1. Find the distribution function of \(X\). The random variable \(Y\) is defined by \(Y = X ^ { 3 }\). Find
2. the probability density function of \(Y\),
3. the value of \(k\) for which \(\mathrm { P } ( Y \geqslant k ) = \frac { 7 } { 12 }\).

10 The random variable \(X\) has probability density function f given by $$f ( x ) = \begin{cases} \frac { 1 } { 30 } \left( \frac { 8 } { x ^ { 2 } } + 3 x ^ { 2 } - 14 \right) & 2 \leqslant x \leqslant 4
0 & \text { otherwise } \end{cases}$$

1. Find the distribution function of \(X\).
   The random variable \(Y\) is defined by \(Y = X ^ { 2 }\).
2. Find the probability density function of \(Y\).
3. Find the value of \(y\) such that \(\mathrm { P } ( Y < y ) = 0.8\).

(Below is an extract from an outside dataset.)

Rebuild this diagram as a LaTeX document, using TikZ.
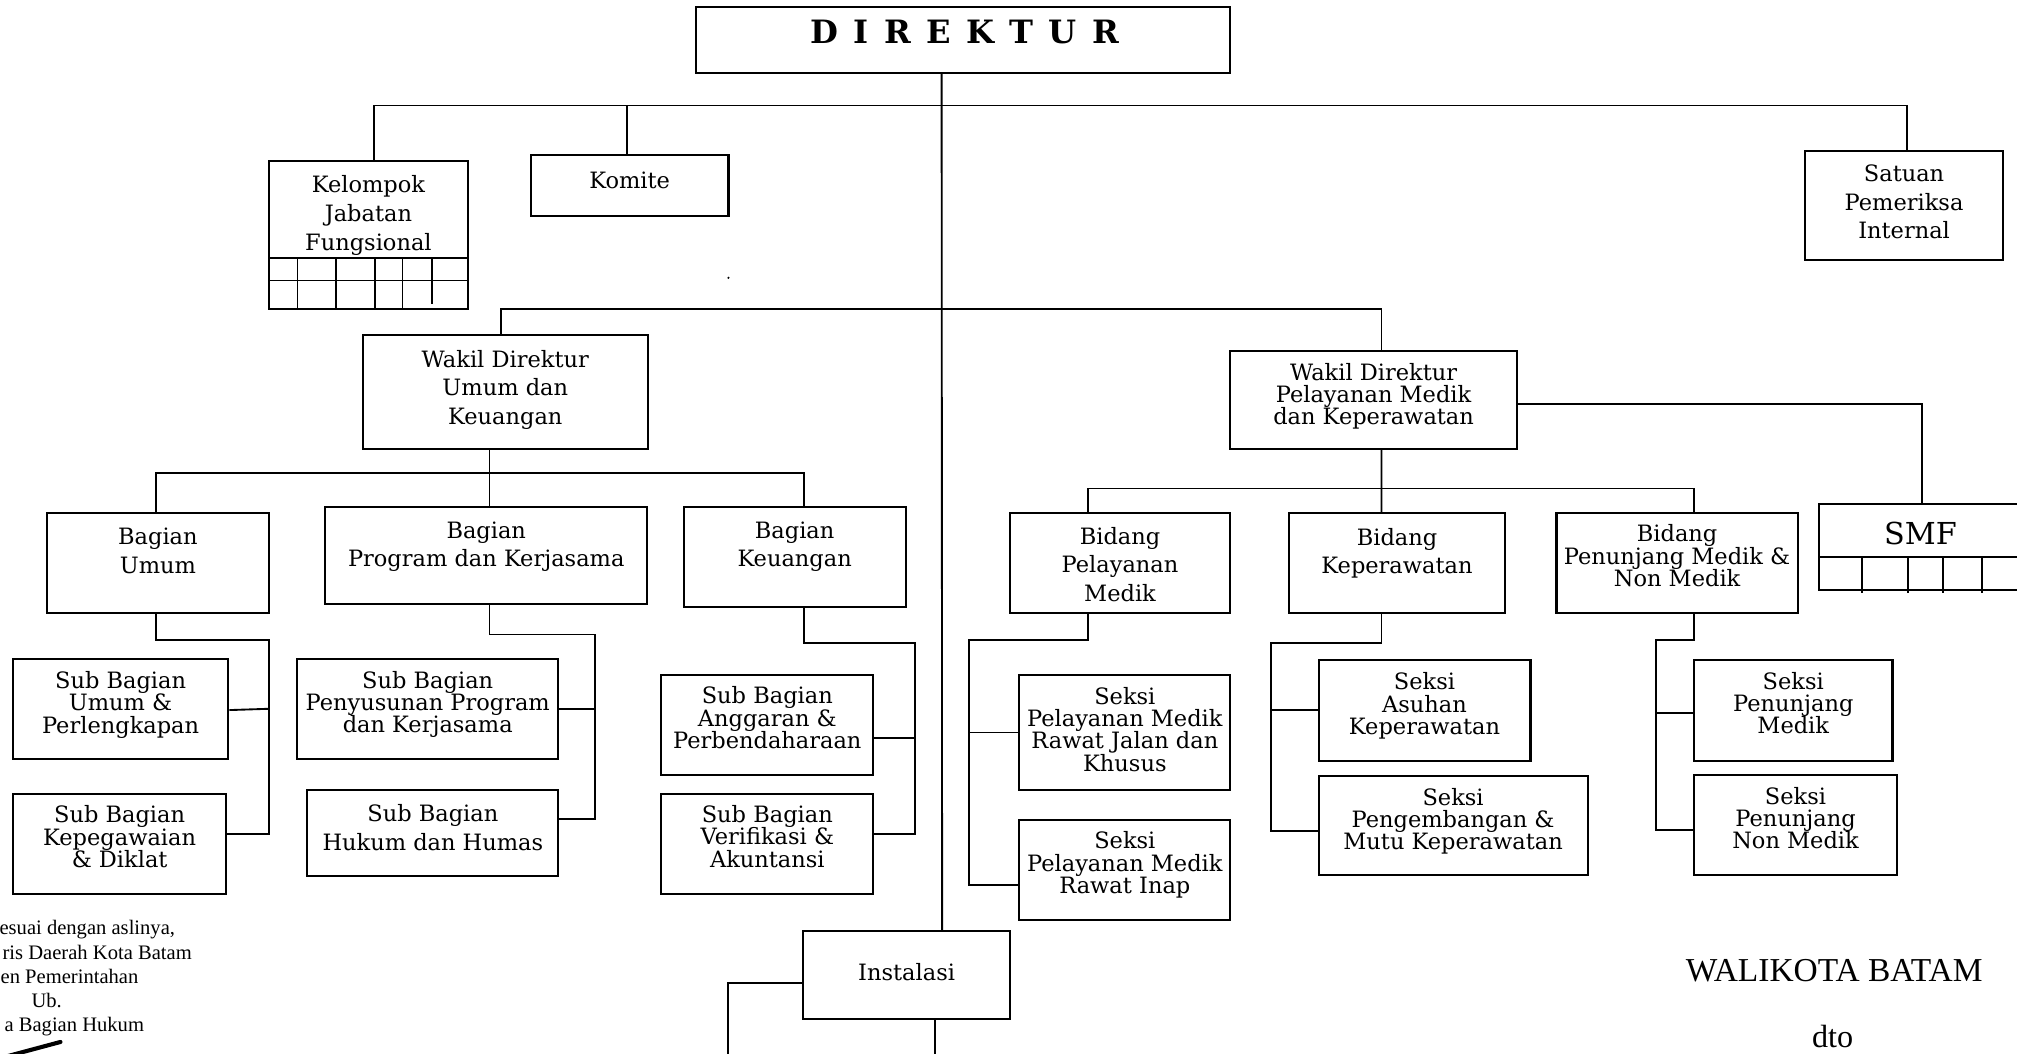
\documentclass[tikz,border=0pt]{standalone}
\usepackage{fontspec}
\setmainfont{DejaVu Serif}
\newfontfamily\timesfont{Liberation Serif}

\tikzset{every picture/.style={line width=1.45pt}}
\tikzset{
  orgbox/.style={draw, rectangle, line width=1.6pt, inner sep=0pt},
  orgtext/.style={align=center, inner sep=0pt, font=\fontsize{17.5}{22.3}\selectfont},
  orgtight/.style={align=center, inner sep=0pt, font=\fontsize{17.5}{17.3}\selectfont},
  foottext/.style={inner sep=0pt, font=\timesfont\fontsize{16}{18.8}\selectfont},
}

\begin{document}
\begin{tikzpicture}[x=1pt,y=1pt,yscale=-1,xscale=1]
  \useasboundingbox (0,0) rectangle (1568,819);

  %Shape: Rectangle (top level)
  \node[orgbox, minimum width=415.6pt, minimum height=51.2pt] (dir) at (748.6,30.9) {};
  \node[orgbox, minimum width=154.2pt, minimum height=115.2pt] (kel) at (286.4,182.4) {};
  \node[orgbox, minimum width=153.7pt, minimum height=47.3pt] (kom) at (489.45,144.05) {};
  \node[orgbox, minimum width=154.4pt, minimum height=84.9pt] (spi) at (1480.2,159.95) {};
  %Shape: Rectangle (wakil direktur)
  \node[orgbox, minimum width=221.8pt, minimum height=88.8pt] (wdu) at (392.8,304.6) {};
  \node[orgbox, minimum width=222.8pt, minimum height=76.5pt] (wdm) at (1067.8,310.75) {};
  \node[orgbox, minimum width=166.3pt, minimum height=67.1pt] (smf) at (1496.85,425.15) {};
  %Shape: Rectangle (bagian)
  \node[orgbox, minimum width=172.5pt, minimum height=77.7pt] (bum) at (122.75,437.55) {};
  \node[orgbox, minimum width=250pt, minimum height=75.9pt] (bpk) at (378,431.85) {};
  \node[orgbox, minimum width=172.5pt, minimum height=78.1pt] (bku) at (617.75,432.95) {};
  %Shape: Rectangle (sub bagian)
  \node[orgbox, minimum width=167.5pt, minimum height=78pt] (sbu) at (93.75,551) {};
  \node[orgbox, minimum width=166pt, minimum height=78pt] (sbk) at (93,656.2) {};
  \node[orgbox, minimum width=203pt, minimum height=78pt] (sbp) at (332.5,551) {};
  \node[orgbox, minimum width=195pt, minimum height=66.6pt] (sbh) at (336.5,647.7) {};
  \node[orgbox, minimum width=165pt, minimum height=78pt] (sba) at (596.5,563.5) {};
  \node[orgbox, minimum width=165pt, minimum height=78pt] (sbv) at (596.5,656.2) {};
  %Shape: Rectangle (bidang)
  \node[orgbox, minimum width=171.4pt, minimum height=77.7pt] (bpm) at (870.7,437.55) {};
  \node[orgbox, minimum width=168.4pt, minimum height=77.7pt] (bkp) at (1086,437.55) {};
  \node[orgbox, minimum width=187.5pt, minimum height=77.7pt] (bpn) at (1303.75,437.55) {};
  %Shape: Rectangle (seksi)
  \node[orgbox, minimum width=163.9pt, minimum height=89.9pt] (srj) at (874.45,569.45) {};
  \node[orgbox, minimum width=163.9pt, minimum height=77.5pt] (sri) at (874.45,676.45) {};
  \node[orgbox, minimum width=164.8pt, minimum height=78.4pt] (sak) at (1107.4,552.2) {};
  \node[orgbox, minimum width=209.2pt, minimum height=77.4pt] (spm) at (1129.6,641.7) {};
  \node[orgbox, minimum width=154.3pt, minimum height=78.4pt] (spd) at (1394.05,552.2) {};
  \node[orgbox, minimum width=157.8pt, minimum height=78.1pt] (snm) at (1395.8,641.35) {};
  \node[orgbox, minimum width=160.6pt, minimum height=68.4pt] (ins) at (704.8,757.9) {};

  %Shape: Grid (jabatan fungsional)
  \draw (209.3,200.3) -- (363.5,200.3);
  \draw (209.3,218.1) -- (363.5,218.1);
  \foreach \gx in {231.3,260.9,291.4,312.9}
    \draw (\gx,200.3) -- (\gx,240);
  \draw (335.5,200.3) -- (335.5,236.5);
  %Shape: Grid (smf)
  \draw (1413.7,432.7) -- (1580,432.7);
  \foreach \gx in {1447.2,1483,1510.2,1540.7}
    \draw (\gx,432.7) -- (\gx,461);

  %Junctions
  \coordinate (j-top) at (732,82);
  \coordinate (j-mid) at (732,240);
  \coordinate (j-bag) at (380.5,368);
  \coordinate (j-bid) at (1074,379.8);
  \coordinate (r-um) at (209,497.5);
  \coordinate (r-pk) at (462.5,493.2);
  \coordinate (r-ku) at (711,499.8);
  \coordinate (l-pm) at (753,497.5);
  \coordinate (l-kp) at (988.1,499.8);
  \coordinate (l-pn) at (1287.6,497.4);
  \coordinate (ins-l) at (566.2,830);
  \coordinate (ins-b) at (726.8,830);

  %Straight Lines (direktur)
  \draw (dir.south -| j-top) -- ([xshift=27.6pt]ins.north);
  \draw ([xshift=4.6pt]kel.north) |- (j-top) -| ([xshift=2.5pt]spi.north);
  \draw ([xshift=-2.25pt]kom.north) |- (j-top);
  \draw ([xshift=-3.3pt]wdu.north) |- (j-mid) -| ([xshift=6.1pt]wdm.north);
  %Straight Lines (umum dan keuangan)
  \draw ([xshift=-12.3pt]wdu.south) -- ([xshift=2.5pt]bpk.north);
  \draw ([xshift=-1.5pt]bum.north) |- (j-bag) -| ([xshift=7.15pt]bku.north);
  \draw ([xshift=-1.75pt]bum.south) |- (r-um) |- ([yshift=-7.8pt]sbk.east);
  \draw ([yshift=1pt]sbu.east) -- (sbu.east -| r-um);
  \draw ([xshift=2.5pt]bpk.south) |- (r-pk) |- ([yshift=-10.8pt]sbh.east);
  \draw (sbp.east) -- (sbp.east -| r-pk);
  \draw ([xshift=7.15pt]bku.south) |- (r-ku) |- ([yshift=-7.8pt]sbv.east);
  \coordinate (sba-c) at ([yshift=10.3pt]sba.east);
  \draw (sba-c) -- (sba-c -| r-ku);
  %Straight Lines (pelayanan medik dan keperawatan)
  \draw ([yshift=3.25pt]wdm.east) -| ([xshift=-3.05pt]smf.north);
  \draw ([xshift=6.1pt]wdm.south) -- ([xshift=-12.1pt]bkp.north);
  \draw ([xshift=-25.2pt]bpm.north) |- (j-bid) -| ([xshift=13.15pt]bpn.north);
  \draw ([xshift=-25.2pt]bpm.south) |- (l-pm) |- ([yshift=11.75pt]sri.west);
  \draw (srj.west) -- (srj.west -| l-pm);
  \draw ([xshift=-12.1pt]bkp.south) |- (l-kp) |- ([yshift=4pt]spm.west);
  \draw (sak.west) -- (sak.west -| l-kp);
  \draw ([xshift=13.15pt]bpn.south) |- (l-pn) |- ([yshift=3.65pt]snm.west);
  \coordinate (spd-c) at ([yshift=2.1pt]spd.west);
  \draw (spd-c) -- (spd-c -| l-pn);
  %Straight Lines (instalasi)
  \draw ([yshift=6.4pt]ins.west) -| (ins-l);
  \draw ([xshift=22pt]ins.south) -- (ins-b);

  %Shape: Circle (stray dot)
  \fill (566.3,216) circle (0.9);
  %Shape: Signature stroke
  \draw[line width=3.2pt, line cap=round] (6,821) -- (47,810);

  % Text Node
  \node[inner sep=0pt, font=\bfseries\fontsize{25}{25}\selectfont] (t-dir) at (750,25) {\spaceskip=12pt\relax D I R E K T U R};
  % Text Node
  \node[orgtext] (t-kel) at (286.4,167.4) {Kelompok\\Jabatan\\Fungsional};
  \node[orgtext] (t-kom) at (489.45,140.5) {Komite};
  \node[orgtext] (t-spi) at (1480.2,157) {Satuan\\Pemeriksa\\Internal};
  \node[orgtext] (t-wdu) at (392.8,303) {Wakil Direktur\\Umum dan\\Keuangan};
  \node[orgtight] (t-wdm) at (1067.8,308) {Wakil Direktur\\Pelayanan Medik\\dan Keperawatan};
  \node[inner sep=0pt, font=\fontsize{23.5}{23.5}\selectfont] (t-smf) at (1493,414.7) {SMF};
  % Text Node
  \node[orgtext] (t-bum) at (122.75,428) {Bagian\\Umum};
  \node[orgtext] (t-bpk) at (378,425) {Bagian\\Program dan Kerjasama};
  \node[orgtext] (t-bku) at (617.75,425) {Bagian\\Keuangan};
  \node[orgtight] (t-sbu) at (93.75,548) {Sub Bagian\\Umum \&\\Perlengkapan};
  \node[orgtight] (t-sbk) at (93,650.5) {Sub Bagian\\Kepegawaian\\\& Diklat};
  \node[orgtight] (t-sbp) at (332.5,547.7) {Sub Bagian\\Penyusunan Program\\dan Kerjasama};
  \node[orgtext] (t-sbh) at (336.5,643.5) {Sub Bagian\\Hukum dan Humas};
  \node[orgtight] (t-sba) at (596.5,558) {Sub Bagian\\Anggaran \&\\Perbendaharaan};
  \node[orgtight] (t-sbv) at (596.5,650.3) {Sub Bagian\\Verifikasi \&\\Akuntansi};
  % Text Node
  \node[orgtext] (t-bpm) at (870.7,438.7) {Bidang\\Pelayanan\\Medik};
  \node[orgtext] (t-bkp) at (1086,430) {Bidang\\Keperawatan};
  \node[orgtight] (t-bpn) at (1303.75,432) {Bidang\\Penunjang Medik \&\\Non Medik};
  \node[orgtight] (t-srj) at (874.45,567) {Seksi\\Pelayanan Medik\\Rawat Jalan dan\\Khusus};
  \node[orgtight] (t-sri) at (874.45,672.3) {Seksi\\Pelayanan Medik\\Rawat Inap};
  \node[orgtight] (t-sak) at (1107.4,548.7) {Seksi\\Asuhan\\Keperawatan};
  \node[orgtight] (t-spm) at (1129.6,638.4) {Seksi\\Pengembangan \&\\Mutu Keperawatan};
  \node[orgtight] (t-spd) at (1394.05,546.7) {Seksi\\Penunjang\\Medik};
  \node[orgtight] (t-snm) at (1395.8,635.8) {Seksi\\Penunjang\\Non Medik};
  \node[orgtext] (t-ins) at (704.8,756) {Instalasi};

  % Text Node (footer)
  \node[foottext, anchor=base east] (f1) at (136.8,726.8) {esuai dengan aslinya,};
  \node[foottext, anchor=base east] (f2) at (149.8,745.6) {ris Daerah Kota Batam};
  \node[foottext, anchor=base east] (f3) at (108.3,764.4) {en Pemerintahan};
  \node[foottext, anchor=base] (f4) at (36.3,783.2) {Ub.};
  \node[foottext, anchor=base east] (f5) at (112.7,802) {a Bagian Hukum};
  \node[inner sep=0pt, anchor=base west, font=\timesfont\fontsize{26}{26}\selectfont] (wali) at (1309.9,763.1) {WALIKOTA BATAM};
  \node[inner sep=0pt, anchor=base west, font=\timesfont\fontsize{25}{25}\selectfont] (dto) at (1408,814) {dto};
\end{tikzpicture}
\end{document}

7 The continuous random variable \(X\) has probability density function given by $$f ( x ) = \begin{cases} \frac { 1 } { 21 } x ^ { 2 } & 1 \leqslant x \leqslant 4
0 & \text { otherwise } \end{cases}$$ The random variable \(Y\) is defined by \(Y = X ^ { 2 }\).

1. Show that \(Y\) has probability density function given by $$g ( y ) = \begin{cases} \frac { 1 } { 42 } y ^ { \frac { 1 } { 2 } } & 1 \leqslant y \leqslant 16
   0 & \text { otherwise } \end{cases}$$
2. Find the median value of \(Y\).
3. Find the expected value of \(Y\).